INFORMATION SHOWN –
* Start *

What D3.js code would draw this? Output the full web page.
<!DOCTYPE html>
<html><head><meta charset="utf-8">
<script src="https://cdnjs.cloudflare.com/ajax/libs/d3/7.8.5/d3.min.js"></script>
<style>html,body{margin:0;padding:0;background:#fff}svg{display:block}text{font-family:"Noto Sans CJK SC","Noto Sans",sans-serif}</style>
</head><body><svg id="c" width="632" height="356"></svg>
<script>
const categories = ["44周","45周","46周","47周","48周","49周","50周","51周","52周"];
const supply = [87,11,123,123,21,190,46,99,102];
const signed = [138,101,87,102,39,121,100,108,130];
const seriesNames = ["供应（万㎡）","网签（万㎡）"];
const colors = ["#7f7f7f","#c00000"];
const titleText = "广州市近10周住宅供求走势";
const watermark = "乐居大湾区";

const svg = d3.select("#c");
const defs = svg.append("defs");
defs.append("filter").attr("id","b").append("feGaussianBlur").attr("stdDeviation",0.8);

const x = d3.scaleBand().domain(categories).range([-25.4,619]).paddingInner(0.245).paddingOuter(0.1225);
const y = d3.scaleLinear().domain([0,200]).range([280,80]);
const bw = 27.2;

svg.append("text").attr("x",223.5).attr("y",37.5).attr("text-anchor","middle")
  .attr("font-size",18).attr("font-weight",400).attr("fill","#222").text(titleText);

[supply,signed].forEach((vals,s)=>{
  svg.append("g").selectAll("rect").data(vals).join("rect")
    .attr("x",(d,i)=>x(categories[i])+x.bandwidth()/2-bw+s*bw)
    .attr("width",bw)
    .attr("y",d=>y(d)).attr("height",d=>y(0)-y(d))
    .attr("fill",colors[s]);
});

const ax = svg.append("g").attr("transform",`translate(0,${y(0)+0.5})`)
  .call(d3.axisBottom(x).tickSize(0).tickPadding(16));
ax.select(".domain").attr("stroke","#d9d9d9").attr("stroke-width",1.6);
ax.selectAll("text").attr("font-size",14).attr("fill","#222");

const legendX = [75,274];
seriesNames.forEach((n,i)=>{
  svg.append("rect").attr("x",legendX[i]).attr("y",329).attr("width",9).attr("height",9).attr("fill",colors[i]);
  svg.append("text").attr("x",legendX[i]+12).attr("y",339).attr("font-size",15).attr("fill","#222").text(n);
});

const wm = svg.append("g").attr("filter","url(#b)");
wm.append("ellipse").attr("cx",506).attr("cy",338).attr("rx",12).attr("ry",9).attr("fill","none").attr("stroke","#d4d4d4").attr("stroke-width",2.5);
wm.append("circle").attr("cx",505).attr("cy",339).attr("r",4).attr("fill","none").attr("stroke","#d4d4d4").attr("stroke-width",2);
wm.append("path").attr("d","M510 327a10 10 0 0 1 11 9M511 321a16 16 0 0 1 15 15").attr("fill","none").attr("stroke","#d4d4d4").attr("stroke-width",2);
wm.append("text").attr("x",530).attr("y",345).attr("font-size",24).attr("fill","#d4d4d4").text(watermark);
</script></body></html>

* End *

WHAT IS REQUIRED – Your task is to return the full listing exactly as it was given.

EXPECTED ANSWER –
What D3.js code would draw this? Output the full web page.
<!DOCTYPE html>
<html><head><meta charset="utf-8">
<script src="https://cdnjs.cloudflare.com/ajax/libs/d3/7.8.5/d3.min.js"></script>
<style>html,body{margin:0;padding:0;background:#fff}svg{display:block}text{font-family:"Noto Sans CJK SC","Noto Sans",sans-serif}</style>
</head><body><svg id="c" width="632" height="356"></svg>
<script>
const categories = ["44周","45周","46周","47周","48周","49周","50周","51周","52周"];
const supply = [87,11,123,123,21,190,46,99,102];
const signed = [138,101,87,102,39,121,100,108,130];
const seriesNames = ["供应（万㎡）","网签（万㎡）"];
const colors = ["#7f7f7f","#c00000"];
const titleText = "广州市近10周住宅供求走势";
const watermark = "乐居大湾区";

const svg = d3.select("#c");
const defs = svg.append("defs");
defs.append("filter").attr("id","b").append("feGaussianBlur").attr("stdDeviation",0.8);

const x = d3.scaleBand().domain(categories).range([-25.4,619]).paddingInner(0.245).paddingOuter(0.1225);
const y = d3.scaleLinear().domain([0,200]).range([280,80]);
const bw = 27.2;

svg.append("text").attr("x",223.5).attr("y",37.5).attr("text-anchor","middle")
  .attr("font-size",18).attr("font-weight",400).attr("fill","#222").text(titleText);

[supply,signed].forEach((vals,s)=>{
  svg.append("g").selectAll("rect").data(vals).join("rect")
    .attr("x",(d,i)=>x(categories[i])+x.bandwidth()/2-bw+s*bw)
    .attr("width",bw)
    .attr("y",d=>y(d)).attr("height",d=>y(0)-y(d))
    .attr("fill",colors[s]);
});

const ax = svg.append("g").attr("transform",`translate(0,${y(0)+0.5})`)
  .call(d3.axisBottom(x).tickSize(0).tickPadding(16));
ax.select(".domain").attr("stroke","#d9d9d9").attr("stroke-width",1.6);
ax.selectAll("text").attr("font-size",14).attr("fill","#222");

const legendX = [75,274];
seriesNames.forEach((n,i)=>{
  svg.append("rect").attr("x",legendX[i]).attr("y",329).attr("width",9).attr("height",9).attr("fill",colors[i]);
  svg.append("text").attr("x",legendX[i]+12).attr("y",339).attr("font-size",15).attr("fill","#222").text(n);
});

const wm = svg.append("g").attr("filter","url(#b)");
wm.append("ellipse").attr("cx",506).attr("cy",338).attr("rx",12).attr("ry",9).attr("fill","none").attr("stroke","#d4d4d4").attr("stroke-width",2.5);
wm.append("circle").attr("cx",505).attr("cy",339).attr("r",4).attr("fill","none").attr("stroke","#d4d4d4").attr("stroke-width",2);
wm.append("path").attr("d","M510 327a10 10 0 0 1 11 9M511 321a16 16 0 0 1 15 15").attr("fill","none").attr("stroke","#d4d4d4").attr("stroke-width",2);
wm.append("text").attr("x",530).attr("y",345).attr("font-size",24).attr("fill","#d4d4d4").text(watermark);
</script></body></html>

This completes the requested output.